*Instruction*
Set the data down again, exactly as it reads, but without the pictures.

*Data provided*
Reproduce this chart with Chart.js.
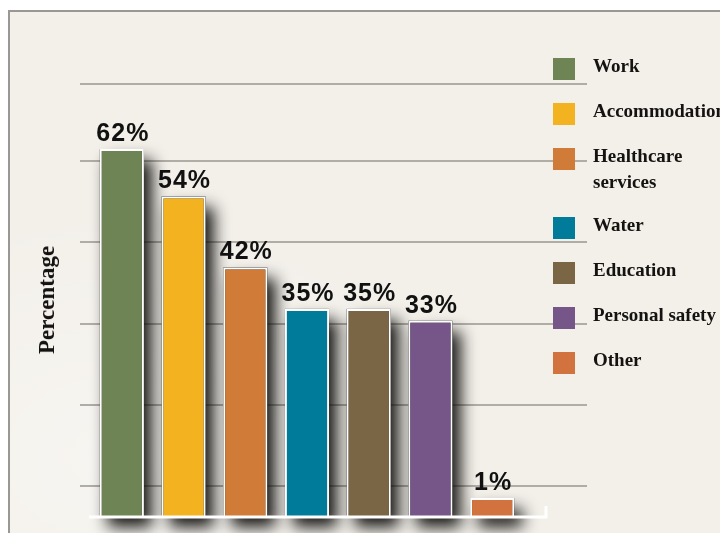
<!DOCTYPE html>
<html>
<head>
<meta charset="utf-8">
<script src="https://cdn.jsdelivr.net/npm/chart.js@4.4.1/dist/chart.umd.min.js"></script>
<style>
  html, body { margin: 0; padding: 0; background: #fff; }
  #wrap { position: relative; width: 720px; height: 533px; overflow: hidden; background: #fff; }
  #panel {
    position: absolute; left: 8px; top: 10px; right: -4px; bottom: -4px;
    border-left: 2px solid #9a9794; border-top: 2px solid #9a9794;
    background:
      radial-gradient(ellipse at 15% 85%, rgba(255,255,255,0.35), transparent 40%),
      #f3f0ea;
  }
  #chart { position: absolute; left: 0; top: 0; }
  #yTitle {
    position: absolute; left: 47px; top: 300px;
    transform: translate(-50%, -50%) rotate(-90deg);
    font: bold 23px "Liberation Serif", serif; color: #141210; white-space: nowrap;
  }
  #legend { position: absolute; left: 553px; top: 58px; }
  .item { display: flex; align-items: flex-start; height: 22px; margin-bottom: 23px; }
  .swatch { width: 22px; height: 22px; flex: none; }
  .label {
    margin-left: 18px; margin-top: -5px; white-space: nowrap;
    font: bold 19px/26px "Liberation Serif", serif; color: #151311;
  }
</style>
</head>
<body>
<div id="wrap">
  <div id="panel"></div>
  <canvas id="chart" width="720" height="533"></canvas>
  <div id="yTitle">Percentage</div>
  <div id="legend"></div>
</div>
<script>
const categories = ['Work', 'Accommodation', ['Healthcare', 'services'], 'Water', 'Education', 'Personal safety', 'Other'];
const shares = [62, 54, 42, 35, 35, 33, 1];
const barColors = ['#6e8454', '#f3b320', '#d07b38', '#007b9a', '#7a6545', '#765589', '#d2733f'];
const gridLevels = [5, 18.7, 32.5, 46.3, 60, 73];
const axisMax = 73;

// legend on the right, one row per category (two-line names get a taller row)
const legendBox = document.getElementById('legend');
categories.forEach((name, i) => {
  const lines = [].concat(name);
  const row = document.createElement('div');
  row.className = 'item';
  row.style.height = (22 + 24 * (lines.length - 1)) + 'px';
  const sw = document.createElement('div');
  sw.className = 'swatch';
  sw.style.background = barColors[i];
  const txt = document.createElement('div');
  txt.className = 'label';
  txt.innerHTML = lines.join('<br>');
  row.appendChild(sw);
  row.appendChild(txt);
  legendBox.appendChild(row);
});

const backdrop = {
  id: 'backdrop',
  beforeDatasetsDraw(chart) {
    const { ctx, chartArea, scales: { y } } = chart;
    ctx.save();
    ctx.strokeStyle = '#b0aca6';
    ctx.lineWidth = 2;
    gridLevels.forEach(v => {
      const py = Math.round(y.getPixelForValue(v));
      ctx.beginPath();
      ctx.moveTo(chartArea.left - 11, py);
      ctx.lineTo(chartArea.right + 64, py);
      ctx.stroke();
    });
    // blurred drop shadow under each bar
    ctx.shadowColor = 'rgba(10,8,6,0.95)';
    ctx.shadowBlur = 16;
    ctx.shadowOffsetX = 8;
    ctx.shadowOffsetY = 11;
    ctx.fillStyle = '#333';
    chart.getDatasetMeta(0).data.forEach(bar => {
      const { x, y: top, base, width } = bar.getProps(['x', 'y', 'base', 'width'], true);
      ctx.fillRect(x - width / 2, top, width, base - top);
    });
    ctx.restore();
  },
  afterDatasetsDraw(chart) {
    const { ctx, chartArea } = chart;
    ctx.save();
    // white base line with a small end tick
    ctx.strokeStyle = '#ffffff';
    ctx.lineWidth = 3;
    ctx.beginPath();
    ctx.moveTo(chartArea.left - 2, chartArea.bottom + 1);
    ctx.lineTo(chartArea.right + 23, chartArea.bottom + 1);
    ctx.lineTo(chartArea.right + 23, chartArea.bottom - 10);
    ctx.stroke();
    // value labels
    ctx.fillStyle = '#111';
    ctx.font = 'bold 25px "Liberation Sans", sans-serif';
    ctx.letterSpacing = '1px';
    ctx.textAlign = 'center';
    ctx.textBaseline = 'alphabetic';
    chart.getDatasetMeta(0).data.forEach((bar, i) => {
      const { x, y } = bar.getProps(['x', 'y'], true);
      ctx.fillText(shares[i] + '%', x + 1, y - 8);
    });
    ctx.restore();
  }
};

new Chart(document.getElementById('chart'), {
  type: 'bar',
  data: {
    labels: categories,
    datasets: [{
      data: shares,
      backgroundColor: barColors,
      borderColor: '#ffffff',
      borderWidth: 2,
      borderSkipped: 'bottom',
      minBarLength: 18,
      categoryPercentage: 1,
      barPercentage: 0.715
    }]
  },
  options: {
    responsive: false,
    animation: false,
    layout: { padding: { left: 91, right: 197, top: 84, bottom: 17 } },
    scales: {
      x: { display: false },
      y: { display: false, min: 0, max: axisMax }
    },
    plugins: {
      legend: { display: false },
      tooltip: { enabled: false }
    }
  },
  plugins: [backdrop]
});
</script>
</body>
</html>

*Solution for this task*
Reproduce this chart with Chart.js.
<!DOCTYPE html>
<html>
<head>
<meta charset="utf-8">
<script src="https://cdn.jsdelivr.net/npm/chart.js@4.4.1/dist/chart.umd.min.js"></script>
<style>
  html, body { margin: 0; padding: 0; background: #fff; }
  #wrap { position: relative; width: 720px; height: 533px; overflow: hidden; background: #fff; }
  #panel {
    position: absolute; left: 8px; top: 10px; right: -4px; bottom: -4px;
    border-left: 2px solid #9a9794; border-top: 2px solid #9a9794;
    background:
      radial-gradient(ellipse at 15% 85%, rgba(255,255,255,0.35), transparent 40%),
      #f3f0ea;
  }
  #chart { position: absolute; left: 0; top: 0; }
  #yTitle {
    position: absolute; left: 47px; top: 300px;
    transform: translate(-50%, -50%) rotate(-90deg);
    font: bold 23px "Liberation Serif", serif; color: #141210; white-space: nowrap;
  }
  #legend { position: absolute; left: 553px; top: 58px; }
  .item { display: flex; align-items: flex-start; height: 22px; margin-bottom: 23px; }
  .swatch { width: 22px; height: 22px; flex: none; }
  .label {
    margin-left: 18px; margin-top: -5px; white-space: nowrap;
    font: bold 19px/26px "Liberation Serif", serif; color: #151311;
  }
</style>
</head>
<body>
<div id="wrap">
  <div id="panel"></div>
  <canvas id="chart" width="720" height="533"></canvas>
  <div id="yTitle">Percentage</div>
  <div id="legend"></div>
</div>
<script>
const categories = ['Work', 'Accommodation', ['Healthcare', 'services'], 'Water', 'Education', 'Personal safety', 'Other'];
const shares = [62, 54, 42, 35, 35, 33, 1];
const barColors = ['#6e8454', '#f3b320', '#d07b38', '#007b9a', '#7a6545', '#765589', '#d2733f'];
const gridLevels = [5, 18.7, 32.5, 46.3, 60, 73];
const axisMax = 73;

// legend on the right, one row per category (two-line names get a taller row)
const legendBox = document.getElementById('legend');
categories.forEach((name, i) => {
  const lines = [].concat(name);
  const row = document.createElement('div');
  row.className = 'item';
  row.style.height = (22 + 24 * (lines.length - 1)) + 'px';
  const sw = document.createElement('div');
  sw.className = 'swatch';
  sw.style.background = barColors[i];
  const txt = document.createElement('div');
  txt.className = 'label';
  txt.innerHTML = lines.join('<br>');
  row.appendChild(sw);
  row.appendChild(txt);
  legendBox.appendChild(row);
});

const backdrop = {
  id: 'backdrop',
  beforeDatasetsDraw(chart) {
    const { ctx, chartArea, scales: { y } } = chart;
    ctx.save();
    ctx.strokeStyle = '#b0aca6';
    ctx.lineWidth = 2;
    gridLevels.forEach(v => {
      const py = Math.round(y.getPixelForValue(v));
      ctx.beginPath();
      ctx.moveTo(chartArea.left - 11, py);
      ctx.lineTo(chartArea.right + 64, py);
      ctx.stroke();
    });
    // blurred drop shadow under each bar
    ctx.shadowColor = 'rgba(10,8,6,0.95)';
    ctx.shadowBlur = 16;
    ctx.shadowOffsetX = 8;
    ctx.shadowOffsetY = 11;
    ctx.fillStyle = '#333';
    chart.getDatasetMeta(0).data.forEach(bar => {
      const { x, y: top, base, width } = bar.getProps(['x', 'y', 'base', 'width'], true);
      ctx.fillRect(x - width / 2, top, width, base - top);
    });
    ctx.restore();
  },
  afterDatasetsDraw(chart) {
    const { ctx, chartArea } = chart;
    ctx.save();
    // white base line with a small end tick
    ctx.strokeStyle = '#ffffff';
    ctx.lineWidth = 3;
    ctx.beginPath();
    ctx.moveTo(chartArea.left - 2, chartArea.bottom + 1);
    ctx.lineTo(chartArea.right + 23, chartArea.bottom + 1);
    ctx.lineTo(chartArea.right + 23, chartArea.bottom - 10);
    ctx.stroke();
    // value labels
    ctx.fillStyle = '#111';
    ctx.font = 'bold 25px "Liberation Sans", sans-serif';
    ctx.letterSpacing = '1px';
    ctx.textAlign = 'center';
    ctx.textBaseline = 'alphabetic';
    chart.getDatasetMeta(0).data.forEach((bar, i) => {
      const { x, y } = bar.getProps(['x', 'y'], true);
      ctx.fillText(shares[i] + '%', x + 1, y - 8);
    });
    ctx.restore();
  }
};

new Chart(document.getElementById('chart'), {
  type: 'bar',
  data: {
    labels: categories,
    datasets: [{
      data: shares,
      backgroundColor: barColors,
      borderColor: '#ffffff',
      borderWidth: 2,
      borderSkipped: 'bottom',
      minBarLength: 18,
      categoryPercentage: 1,
      barPercentage: 0.715
    }]
  },
  options: {
    responsive: false,
    animation: false,
    layout: { padding: { left: 91, right: 197, top: 84, bottom: 17 } },
    scales: {
      x: { display: false },
      y: { display: false, min: 0, max: axisMax }
    },
    plugins: {
      legend: { display: false },
      tooltip: { enabled: false }
    }
  },
  plugins: [backdrop]
});
</script>
</body>
</html>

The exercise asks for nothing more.